» **WRITTEN INSTRUCTION**
Reproduce the listing below without changes, except that pictures are left out.
========================================================================
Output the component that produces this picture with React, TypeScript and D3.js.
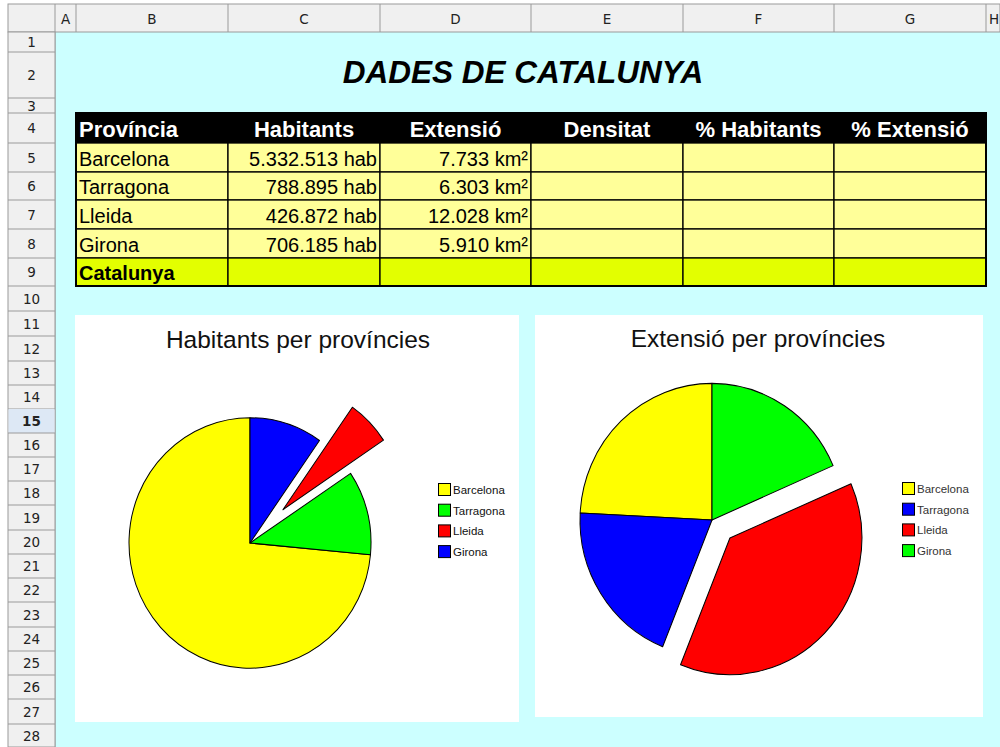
import React from 'react';
import * as d3 from 'd3';

// dades
const provinces = ['Barcelona', 'Tarragona', 'Lleida', 'Girona'];
const habitants = [5332513, 788895, 426872, 706185];
const extensio = [7733, 6303, 12028, 5910];
const headers = ['Província', 'Habitants', 'Extensió', 'Densitat', '% Habitants', '% Extensió'];
const totalLabel = 'Catalunya';
const columnLetters = ['A', 'B', 'C', 'D', 'E', 'F', 'G', 'H'];
const habColors = ['#ffff00', '#00ff00', '#ff0000', '#0000ff'];
const extColors = ['#ffff00', '#0000ff', '#ff0000', '#00ff00'];

// grid of the sheet (pixels)
const colEdges = [55, 76, 228, 380, 531, 683, 834, 986, 1060];
const rowEdges = [32, 52, 98, 113, 143, 172, 200, 229, 258, 286, 311, 336, 361, 385, 409, 433, 457, 481, 505, 530, 554, 578, 602, 627, 651, 675, 699, 724, 748];

const FONT = '"Liberation Sans", Arial, sans-serif';
const fmt = d3.formatLocale({ decimal: ',', thousands: '.', grouping: [3], currency: ['', ''] }).format(',d');

const rowTop = (r: number) => rowEdges[r - 1];
const rowBottom = (r: number) => rowEdges[r];

type PieProps = {
  values: number[];
  colors: string[];
  cx: number;
  cy: number;
  r: number;
  explode: number;
  title: string;
  titleX: number;
  titleY: number;
  legendX: number;
  legendY: number;
  legendFill: string;
};

const PieChart = ({ values, colors, cx, cy, r, explode, title, titleX, titleY, legendX, legendY, legendFill }: PieProps) => {
  const pie = d3.pie<number>().sort(null).startAngle(0).endAngle(-2 * Math.PI);
  const arc = d3.arc<d3.PieArcDatum<number>>().innerRadius(0).outerRadius(r);
  const arcs = pie(values);
  const legendY0 = d3.scaleLinear().domain([0, 1]).range([legendY, legendY + 20.7]);

  return (
    <g>
      <text x={titleX} y={titleY} textAnchor="middle" fontFamily={FONT} fontSize={24.5} fill="#111">
        {title}
      </text>
      <g transform={`translate(${cx},${cy}) scale(1,1.035)`}>
        {arcs.map((a, i) => {
          const mid = (a.startAngle + a.endAngle) / 2;
          const off = provinces[i] === 'Lleida' ? explode : 0;
          return (
            <path
              key={i}
              d={arc(a) || ''}
              transform={`translate(${Math.sin(mid) * off},${-Math.cos(mid) * off})`}
              fill={colors[i]}
              stroke="#000"
              strokeWidth={1}
              strokeLinejoin="round"
            />
          );
        })}
      </g>
      {provinces.map((p, i) => (
        <g key={p} transform={`translate(${legendX},${legendY0(i)})`}>
          <rect x={0.5} y={0.5} width={12} height={12} fill={colors[i]} stroke="#000" strokeWidth={1} />
          <text x={15} y={11} fontFamily={FONT} fontSize={11.5} fill={legendFill}>
            {p}
          </text>
        </g>
      ))}
    </g>
  );
};

const App = () => {
  const tableRows = provinces.map((p, i) => ({ name: p, hab: `${fmt(habitants[i])} hab`, ext: `${fmt(extensio[i])} km²` }));

  return (
    <svg width={1000} height={747} style={{ position: 'absolute', left: 0, top: 0, display: 'block' }}>
      <rect width={1000} height={747} fill="#ffffff" />
      {/* cells background */}
      <rect x={55} y={32} width={945} height={715} fill="#ccffff" />

      {/* column headers */}
      <rect x={8} y={4} width={992} height={28} fill="#f0f0f0" stroke="#9a9a9a" />
      <line x1={55} x2={55} y1={4} y2={747} stroke="#9a9a9a" />
      {columnLetters.map((c, i) => (
        <g key={c}>
          <line x1={colEdges[i + 1]} x2={colEdges[i + 1]} y1={4} y2={32} stroke="#9a9a9a" />
          <text
            x={i === 7 ? 994 : (colEdges[i] + colEdges[i + 1]) / 2}
            y={24}
            textAnchor="middle"
            fontFamily='"DejaVu Sans", sans-serif'
            fontSize={13.5}
            fill="#222"
          >
            {c}
          </text>
        </g>
      ))}

      {/* row headers */}
      <rect x={8} y={32} width={47} height={715} fill="#f0f0f0" stroke="#9a9a9a" />
      {rowEdges.slice(0, -1).map((y, i) => (
        <g key={i}>
          {i === 14 && <rect x={8.5} y={y} width={46} height={rowEdges[i + 1] - y} fill="#dde8f5" />}
          <line x1={8} x2={55} y1={rowEdges[i + 1]} y2={rowEdges[i + 1]} stroke="#9a9a9a" />
          <text
            x={31.5}
            y={(y + rowEdges[i + 1]) / 2 + 5}
            textAnchor="middle"
            fontFamily='"DejaVu Sans", sans-serif'
            fontSize={13.5}
            fontWeight={i === 14 ? 'bold' : 'normal'}
            fill="#222"
          >
            {i + 1}
          </text>
        </g>
      ))}

      {/* title */}
      <text x={523} y={83} textAnchor="middle" fontFamily={FONT} fontSize={31.5} fontWeight="bold" fontStyle="italic" fill="#000">
        DADES DE CATALUNYA
      </text>

      {/* table header */}
      <rect x={colEdges[1]} y={rowTop(4)} width={colEdges[7] - colEdges[1]} height={rowBottom(4) - rowTop(4)} fill="#000" />
      {headers.map((h, i) => (
        <text
          key={h}
          x={i === 0 ? colEdges[1] + 3 : (colEdges[i + 1] + colEdges[i + 2]) / 2}
          y={rowBottom(4) - 6}
          textAnchor={i === 0 ? 'start' : 'middle'}
          fontFamily={FONT}
          fontSize={22}
          fontWeight="bold"
          fill="#fff"
        >
          {h}
        </text>
      ))}

      {/* table body */}
      {[...tableRows, { name: totalLabel, hab: '', ext: '' }].map((row, r) => {
        const y0 = rowTop(5 + r);
        const y1 = rowBottom(5 + r);
        const isTotal = r === tableRows.length;
        return (
          <g key={row.name}>
            {d3.range(6).map((c) => (
              <rect
                key={c}
                x={colEdges[c + 1]}
                y={y0}
                width={colEdges[c + 2] - colEdges[c + 1]}
                height={y1 - y0}
                fill={isTotal ? '#e3ff00' : '#ffff99'}
                stroke="#000"
                strokeWidth={1.3}
              />
            ))}
            <text x={colEdges[1] + 3} y={y1 - 6} fontFamily={FONT} fontSize={20} fontWeight={isTotal ? 'bold' : 'normal'} fill="#000">
              {row.name}
            </text>
            <text x={colEdges[3] - 3} y={y1 - 6} textAnchor="end" fontFamily={FONT} fontSize={20} fill="#000">
              {row.hab}
            </text>
            <text x={colEdges[4] - 3} y={y1 - 6} textAnchor="end" fontFamily={FONT} fontSize={20} fill="#000">
              {row.ext}
            </text>
          </g>
        );
      })}
      <rect
        x={colEdges[1]}
        y={rowTop(4)}
        width={colEdges[7] - colEdges[1]}
        height={rowBottom(9) - rowTop(4)}
        fill="none"
        stroke="#000"
        strokeWidth={2}
      />

      {/* charts */}
      <rect x={75} y={315} width={444} height={407} fill="#fff" />
      <rect x={535} y={315} width={448} height={402} fill="#fff" />

      <PieChart
        values={habitants}
        colors={habColors}
        cx={250}
        cy={543}
        r={121}
        explode={46}
        title="Habitants per províncies"
        titleX={298}
        titleY={348}
        legendX={438}
        legendY={483}
        legendFill="#111"
      />
      <PieChart
        values={extensio}
        colors={extColors}
        cx={712}
        cy={520}
        r={132}
        explode={25}
        title="Extensió per províncies"
        titleX={758}
        titleY={347}
        legendX={902}
        legendY={482}
        legendFill="#333"
      />
    </svg>
  );
};

export default App;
========================================================================
» **FULL SOLUTION**
Output the component that produces this picture with React, TypeScript and D3.js.
import React from 'react';
import * as d3 from 'd3';

// dades
const provinces = ['Barcelona', 'Tarragona', 'Lleida', 'Girona'];
const habitants = [5332513, 788895, 426872, 706185];
const extensio = [7733, 6303, 12028, 5910];
const headers = ['Província', 'Habitants', 'Extensió', 'Densitat', '% Habitants', '% Extensió'];
const totalLabel = 'Catalunya';
const columnLetters = ['A', 'B', 'C', 'D', 'E', 'F', 'G', 'H'];
const habColors = ['#ffff00', '#00ff00', '#ff0000', '#0000ff'];
const extColors = ['#ffff00', '#0000ff', '#ff0000', '#00ff00'];

// grid of the sheet (pixels)
const colEdges = [55, 76, 228, 380, 531, 683, 834, 986, 1060];
const rowEdges = [32, 52, 98, 113, 143, 172, 200, 229, 258, 286, 311, 336, 361, 385, 409, 433, 457, 481, 505, 530, 554, 578, 602, 627, 651, 675, 699, 724, 748];

const FONT = '"Liberation Sans", Arial, sans-serif';
const fmt = d3.formatLocale({ decimal: ',', thousands: '.', grouping: [3], currency: ['', ''] }).format(',d');

const rowTop = (r: number) => rowEdges[r - 1];
const rowBottom = (r: number) => rowEdges[r];

type PieProps = {
  values: number[];
  colors: string[];
  cx: number;
  cy: number;
  r: number;
  explode: number;
  title: string;
  titleX: number;
  titleY: number;
  legendX: number;
  legendY: number;
  legendFill: string;
};

const PieChart = ({ values, colors, cx, cy, r, explode, title, titleX, titleY, legendX, legendY, legendFill }: PieProps) => {
  const pie = d3.pie<number>().sort(null).startAngle(0).endAngle(-2 * Math.PI);
  const arc = d3.arc<d3.PieArcDatum<number>>().innerRadius(0).outerRadius(r);
  const arcs = pie(values);
  const legendY0 = d3.scaleLinear().domain([0, 1]).range([legendY, legendY + 20.7]);

  return (
    <g>
      <text x={titleX} y={titleY} textAnchor="middle" fontFamily={FONT} fontSize={24.5} fill="#111">
        {title}
      </text>
      <g transform={`translate(${cx},${cy}) scale(1,1.035)`}>
        {arcs.map((a, i) => {
          const mid = (a.startAngle + a.endAngle) / 2;
          const off = provinces[i] === 'Lleida' ? explode : 0;
          return (
            <path
              key={i}
              d={arc(a) || ''}
              transform={`translate(${Math.sin(mid) * off},${-Math.cos(mid) * off})`}
              fill={colors[i]}
              stroke="#000"
              strokeWidth={1}
              strokeLinejoin="round"
            />
          );
        })}
      </g>
      {provinces.map((p, i) => (
        <g key={p} transform={`translate(${legendX},${legendY0(i)})`}>
          <rect x={0.5} y={0.5} width={12} height={12} fill={colors[i]} stroke="#000" strokeWidth={1} />
          <text x={15} y={11} fontFamily={FONT} fontSize={11.5} fill={legendFill}>
            {p}
          </text>
        </g>
      ))}
    </g>
  );
};

const App = () => {
  const tableRows = provinces.map((p, i) => ({ name: p, hab: `${fmt(habitants[i])} hab`, ext: `${fmt(extensio[i])} km²` }));

  return (
    <svg width={1000} height={747} style={{ position: 'absolute', left: 0, top: 0, display: 'block' }}>
      <rect width={1000} height={747} fill="#ffffff" />
      {/* cells background */}
      <rect x={55} y={32} width={945} height={715} fill="#ccffff" />

      {/* column headers */}
      <rect x={8} y={4} width={992} height={28} fill="#f0f0f0" stroke="#9a9a9a" />
      <line x1={55} x2={55} y1={4} y2={747} stroke="#9a9a9a" />
      {columnLetters.map((c, i) => (
        <g key={c}>
          <line x1={colEdges[i + 1]} x2={colEdges[i + 1]} y1={4} y2={32} stroke="#9a9a9a" />
          <text
            x={i === 7 ? 994 : (colEdges[i] + colEdges[i + 1]) / 2}
            y={24}
            textAnchor="middle"
            fontFamily='"DejaVu Sans", sans-serif'
            fontSize={13.5}
            fill="#222"
          >
            {c}
          </text>
        </g>
      ))}

      {/* row headers */}
      <rect x={8} y={32} width={47} height={715} fill="#f0f0f0" stroke="#9a9a9a" />
      {rowEdges.slice(0, -1).map((y, i) => (
        <g key={i}>
          {i === 14 && <rect x={8.5} y={y} width={46} height={rowEdges[i + 1] - y} fill="#dde8f5" />}
          <line x1={8} x2={55} y1={rowEdges[i + 1]} y2={rowEdges[i + 1]} stroke="#9a9a9a" />
          <text
            x={31.5}
            y={(y + rowEdges[i + 1]) / 2 + 5}
            textAnchor="middle"
            fontFamily='"DejaVu Sans", sans-serif'
            fontSize={13.5}
            fontWeight={i === 14 ? 'bold' : 'normal'}
            fill="#222"
          >
            {i + 1}
          </text>
        </g>
      ))}

      {/* title */}
      <text x={523} y={83} textAnchor="middle" fontFamily={FONT} fontSize={31.5} fontWeight="bold" fontStyle="italic" fill="#000">
        DADES DE CATALUNYA
      </text>

      {/* table header */}
      <rect x={colEdges[1]} y={rowTop(4)} width={colEdges[7] - colEdges[1]} height={rowBottom(4) - rowTop(4)} fill="#000" />
      {headers.map((h, i) => (
        <text
          key={h}
          x={i === 0 ? colEdges[1] + 3 : (colEdges[i + 1] + colEdges[i + 2]) / 2}
          y={rowBottom(4) - 6}
          textAnchor={i === 0 ? 'start' : 'middle'}
          fontFamily={FONT}
          fontSize={22}
          fontWeight="bold"
          fill="#fff"
        >
          {h}
        </text>
      ))}

      {/* table body */}
      {[...tableRows, { name: totalLabel, hab: '', ext: '' }].map((row, r) => {
        const y0 = rowTop(5 + r);
        const y1 = rowBottom(5 + r);
        const isTotal = r === tableRows.length;
        return (
          <g key={row.name}>
            {d3.range(6).map((c) => (
              <rect
                key={c}
                x={colEdges[c + 1]}
                y={y0}
                width={colEdges[c + 2] - colEdges[c + 1]}
                height={y1 - y0}
                fill={isTotal ? '#e3ff00' : '#ffff99'}
                stroke="#000"
                strokeWidth={1.3}
              />
            ))}
            <text x={colEdges[1] + 3} y={y1 - 6} fontFamily={FONT} fontSize={20} fontWeight={isTotal ? 'bold' : 'normal'} fill="#000">
              {row.name}
            </text>
            <text x={colEdges[3] - 3} y={y1 - 6} textAnchor="end" fontFamily={FONT} fontSize={20} fill="#000">
              {row.hab}
            </text>
            <text x={colEdges[4] - 3} y={y1 - 6} textAnchor="end" fontFamily={FONT} fontSize={20} fill="#000">
              {row.ext}
            </text>
          </g>
        );
      })}
      <rect
        x={colEdges[1]}
        y={rowTop(4)}
        width={colEdges[7] - colEdges[1]}
        height={rowBottom(9) - rowTop(4)}
        fill="none"
        stroke="#000"
        strokeWidth={2}
      />

      {/* charts */}
      <rect x={75} y={315} width={444} height={407} fill="#fff" />
      <rect x={535} y={315} width={448} height={402} fill="#fff" />

      <PieChart
        values={habitants}
        colors={habColors}
        cx={250}
        cy={543}
        r={121}
        explode={46}
        title="Habitants per províncies"
        titleX={298}
        titleY={348}
        legendX={438}
        legendY={483}
        legendFill="#111"
      />
      <PieChart
        values={extensio}
        colors={extColors}
        cx={712}
        cy={520}
        r={132}
        explode={25}
        title="Extensió per províncies"
        titleX={758}
        titleY={347}
        legendX={902}
        legendY={482}
        legendFill="#333"
      />
    </svg>
  );
};

export default App;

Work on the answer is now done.